The limit is determined by the frequency of the medium (light, in ths case). The magnification in light microscopy is limited by the (relatively) low frequency (~1000-1300Xfor pure light microscopy). To get higher resolution, they moved to electron microscopy (several angstrom resolution is common), then X-rays. To break the upper limits for , they'll either have to find a medium that'll move modulated X-rays (per wavelength), or improve the resolution of thier optical filters (DWDM).

Actually these are two separate issues. DWDM just aggregates discrete signals onto a single fiber (pair if it's bi-directional). Better filters will improve the aggregation density. Medium that keeps the signals "purer" will also help.

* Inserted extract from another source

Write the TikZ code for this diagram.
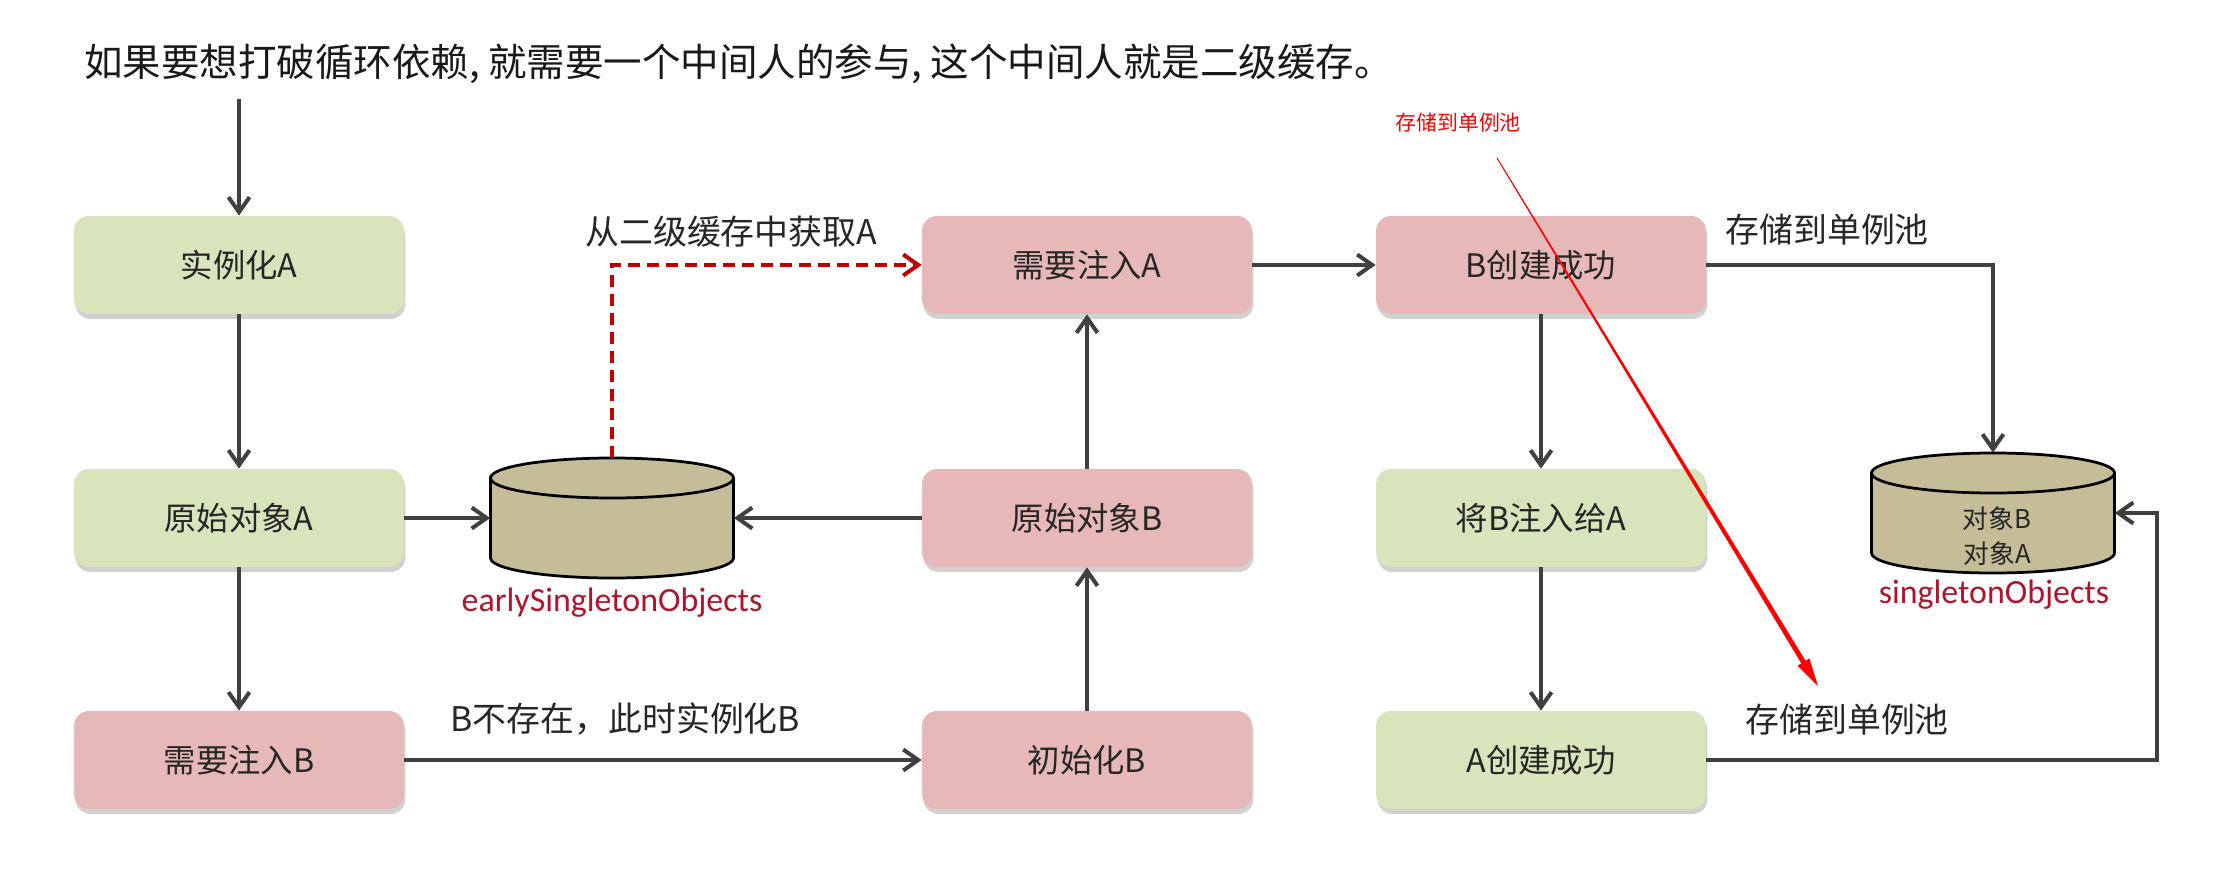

To get mode data/bandwidth for a single signal, they need to improve the amount of data-per-clock (X data for Y clocks). … like "bits-per-baud" … they'll be needing some new compression or encoding schemes to get that done.

Watch for something that would equate to "Wireless DWDM" in the not-too-distant future. High-speed, high-density radio and/or media-free optical DWDM (point-to-point).

FWIW

Scott


Re:Originally posted by: guy

Currently, because of DWDM, single fibers have been able to transmit data at speeds up to 400Gb/s.

:Q…Is there a physical limit however?

No physical limit that I can think of, its just the precision of the electronics to separate all the wavelengths (lambdas) needed.


Re:Currently, because of DWDM, single fibers have been able to transmit data at speeds up to 400Gb/s.

:Q…Is there a physical limit however?


Re:Sweet. I guess I was reffering to carrier grade, but your info is very interesting.

I used to work at a place that did multiplexing. Neat stuff.


Re:Hmm. Anything at those kind of speeds isn't designed for the enterprise – That's definitely aimed at the carriers. I don't know anyone who needs that kind of bandwidth.

Keep in mind that large enterprises are often the slowest to change. They tend to stick with something that works, until they really need to change. (That's probably why we have 2,500+ OS/2 servers on our network!).

If I had to pick one technology that's been the biggest impact on the L1-3 network, it's definitely DWDM (http://www.webopedia.com/TERM/D/DWDM.html) – The ability to multiplex multiple connections across a single fiber. This has allowed companies to be far more flexible with their networks.

For example, you can lease a single pair of fiber between two data centers You can mux multiple Ethernet connections, your WAN circuits, the SAN replication, PBX, security system, etc. all together. No more need for ten pairs of fiber, just use one and some DWDM muxes. Need to add another SAN? No problem, spin up another lambda (aka virtual fiber) and you're good.

Lessee. What else. Voice over IP for a large-scale replacement of the enterprise voice system is starting to become a reality, MPLS is catching on more in the core, and more efficient delivery of HTTP – CDN's and HTTP Acceleration.

Lots of cool things out there that are just finally catching on in the enterprise.